You shouldn't say something like that to the kind of kid who will grow up to be a writer; we have long memories.

But I'd asked the question because my mother had told me about two families she knew in the East End of London. They lived in a pair of semi-detached houses. The daughter of one was due to get married to the son of the other and on the night before the wedding a German bomb destroyed the members of both families who were staying in those houses in one go, except for the sailor brother of the groom, who arrived in time to help scrabble through the wreckage with his bare hands.

Like many of the stories she told me, this had an enormous effect on me. I thought it was a miracle. It was exactly the same shape as a miracle. It was just ... reversed.

Did the sailor thank his god that the bomb had missed him? Or did he curse because it had not missed his family? If the sailor had given thanks, wouldn't he be betraying his family?

If God saved one, He could have saved the rest, couldn't He? After all, isn't God in charge? Why does He act as if He isn't? Does He want us to act as if He isn't, too?

As a boy I had a clear image of the Almighty: He had a tail coat and pinstriped trousers, black, slicked-down hair and an aquiline nose.

On the whole, I was probably a rather strange child, and I wonder what my life might have been like if I'd met a decent theologian when I was nine.

About five years ago that child rose up in me again and I began work on a book, soon to see the light of day as Nation. It came to me overnight, in all but the fine detail.

It is set on a world very like this one, at the time of an explosion very like that of Krakatoa, and in the centre of my book, a 13-year-old boy, now orphaned, screams at his gods for answers when he hasn't fully understood what the questions are.

He hates them too much not to believe. He has had to bury his own family; he is not going to give thanks to anyone. And I watched him try to build a new nation and a new philosophy.

'The creator gave us the brains to prove he doesn't exist,' he says as an old man. 'It is better to build a seismograph than to worship the volcano.'

I agree. I don't believe. I never have, not in big beards in the sky.

But I was brought up traditionally Church of England, which is to say that while churchgoing did not figure in my family's plans for the Sabbath, practically all the Ten Commandments were obeyed by instinct and a general air of reason, and kindness and decency prevailed.

Belief was never mentioned at home, but right actions were taught by daily example.

Possibly because of this, I have never disliked religion. I think it has some purpose in our evolution.

I don't have much truck with the ' religion is the cause of most of our wars' school of thought because that is manifestly done by mad, manipulative and power-hungry men who cloak their ambition in God.

I number believers of all sorts among my friends. Some of them are praying for me. I'm happy they wish to do this, I really am, but I think science may be a better bet.

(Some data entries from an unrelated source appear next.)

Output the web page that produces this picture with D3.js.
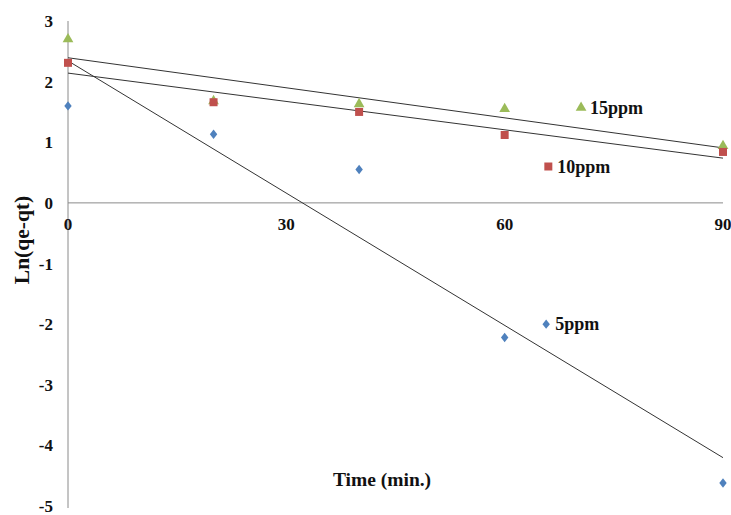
<!DOCTYPE html>
<html><head><meta charset="utf-8">
<script src="https://cdn.jsdelivr.net/npm/d3@7"></script>
<style>body{margin:0;background:#fff}svg{display:block}</style>
</head><body><svg id="c" width="731" height="515"></svg>
<script>
const times = [0, 20, 40, 60, 90];
const ppm5  = [1.6, 1.13, 0.55, -2.22, -4.62];
const ppm10 = [2.31, 1.66, 1.5, 1.12, 0.84];
const ppm15 = [2.7, 1.68, 1.63, 1.55, 0.94];
const seriesNames = ["5ppm", "10ppm", "15ppm"];
const seriesColors = ["#4F81BD", "#C0504D", "#9BBB59"];
const xTicks = [0, 30, 60, 90];
const yTicks = [3, 2, 1, 0, -1, -2, -3, -4, -5];
// legend anchor positions in data units (placed inside plot)
const legendX = [65.7, 66, 70.5];
const legendY = [-2.0, 0.6, 1.57];

const svg = d3.select("#c");
const font = "'Liberation Serif','Times New Roman',serif";
const x = d3.scaleLinear().domain([0, 90]).range([68, 723]);
const y = d3.scaleLinear().domain([-5, 3]).range([506, 21]);

// axes
svg.append("line").attr("x1", x(0)).attr("x2", x(0)).attr("y1", y(3)).attr("y2", y(-5) + 2)
  .attr("stroke", "#8a8a8a").attr("stroke-width", 1);
svg.append("line").attr("x1", x(0)).attr("x2", x(90)).attr("y1", y(0)).attr("y2", y(0))
  .attr("stroke", "#8a8a8a").attr("stroke-width", 1);

svg.selectAll(".yt").data(yTicks).enter().append("text")
  .attr("x", 53).attr("y", d => y(d) + 6).attr("text-anchor", "end")
  .attr("font-family", font).attr("font-weight", "bold").attr("font-size", 17)
  .attr("fill", "#111").text(d => d);
svg.selectAll(".xt").data(xTicks).enter().append("text")
  .attr("x", d => x(d)).attr("y", y(0) + 27).attr("text-anchor", "middle")
  .attr("font-family", font).attr("font-weight", "bold").attr("font-size", 17)
  .attr("fill", "#111").text(d => d);

svg.append("text").attr("transform", `translate(29,${240}) rotate(-90)`)
  .attr("text-anchor", "middle").attr("font-family", font).attr("font-weight", "bold")
  .attr("font-size", 21.5).attr("fill", "#111").text("Ln(qe-qt)");
svg.append("text").attr("x", 382).attr("y", 486).attr("text-anchor", "middle")
  .attr("font-family", font).attr("font-weight", "bold").attr("font-size", 19.5)
  .attr("fill", "#111").text("Time (min.)");

const data = [ppm5, ppm10, ppm15];

// linear trend lines (least squares)
function fit(xs, ys) {
  const mx = d3.mean(xs), my = d3.mean(ys);
  let sxy = 0, sxx = 0;
  xs.forEach((v, i) => { sxy += (v - mx) * (ys[i] - my); sxx += (v - mx) ** 2; });
  const b = sxy / sxx; return { a: my - b * mx, b };
}
data.forEach(vals => {
  const f = fit(times, vals);
  svg.append("line").attr("x1", x(0)).attr("y1", y(f.a)).attr("x2", x(90)).attr("y2", y(f.a + f.b * 90))
    .attr("stroke", "#333").attr("stroke-width", 1);
});

const symbols = [d3.symbolDiamond, d3.symbolSquare, d3.symbolTriangle];
const sizes = [36, 64, 50];
function marker(i, cx, cy) {
  const sym = d3.symbol().type(symbols[i]).size(sizes[i]);
  let t = `translate(${cx},${cy})`;
  if (i === 0) t += " scale(1.15,0.85)";
  svg.append("path").attr("d", sym()).attr("transform", t).attr("fill", seriesColors[i]);
}
// draw 15ppm then 5ppm then 10ppm so red is on top like reference
[2, 0, 1].forEach(i => {
  data[i].forEach((v, j) => marker(i, x(times[j]), y(v)));
});

// legends
seriesNames.forEach((n, i) => {
  const cx = x(legendX[i]), cy = y(legendY[i]);
  marker(i, cx, cy);
  svg.append("text").attr("x", cx + 9).attr("y", cy + 6)
    .attr("font-family", font).attr("font-weight", "bold").attr("font-size", 18)
    .attr("fill", "#111").text(n);
});
</script></body></html>
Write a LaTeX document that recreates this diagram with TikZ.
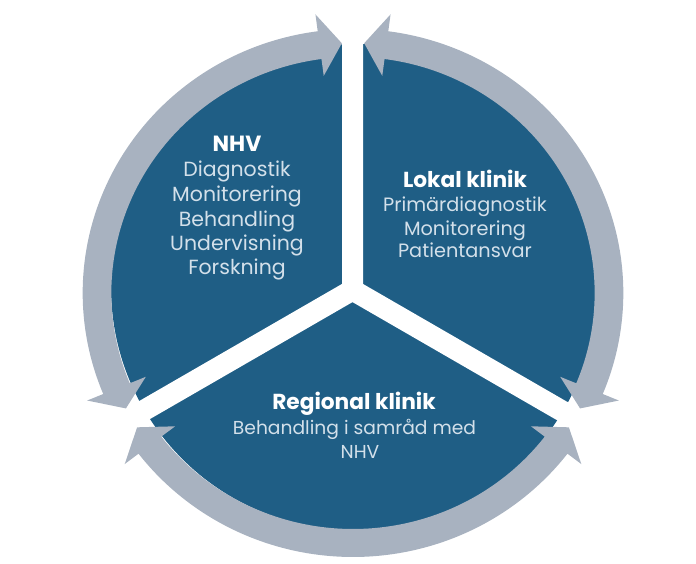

So what shall I make of the voice that spoke to me recently as I was scuttling around getting ready for yet another spell on a chat-show sofa?

More accurately, it was a memory of a voice in my head, and it told me that everything was OK and things were happening as they should. For a moment, the world had felt at peace. Where did it come from?

Me, actually - the part of all of us that, in my case, caused me to stand in awe the first time I heard Thomas Tallis's Spem In Alium, and the elation I felt on a walk one day last February, when the light of the setting sun turned a ploughed field into shocking pink; I believe it's what Abraham felt on the mountain and Einstein did when it turned out that E=mc2.

It's that moment, that brief epiphany when the universe opens up and shows us something, and in that instant we get just a sense of an order greater than Heaven and, as yet at least, beyond the grasp of Stephen Hawking. It doesn't require worship, but, I think, rewards intelligence, observation and enquiring minds.

I don't think I've found God, but I may have seen where gods come from.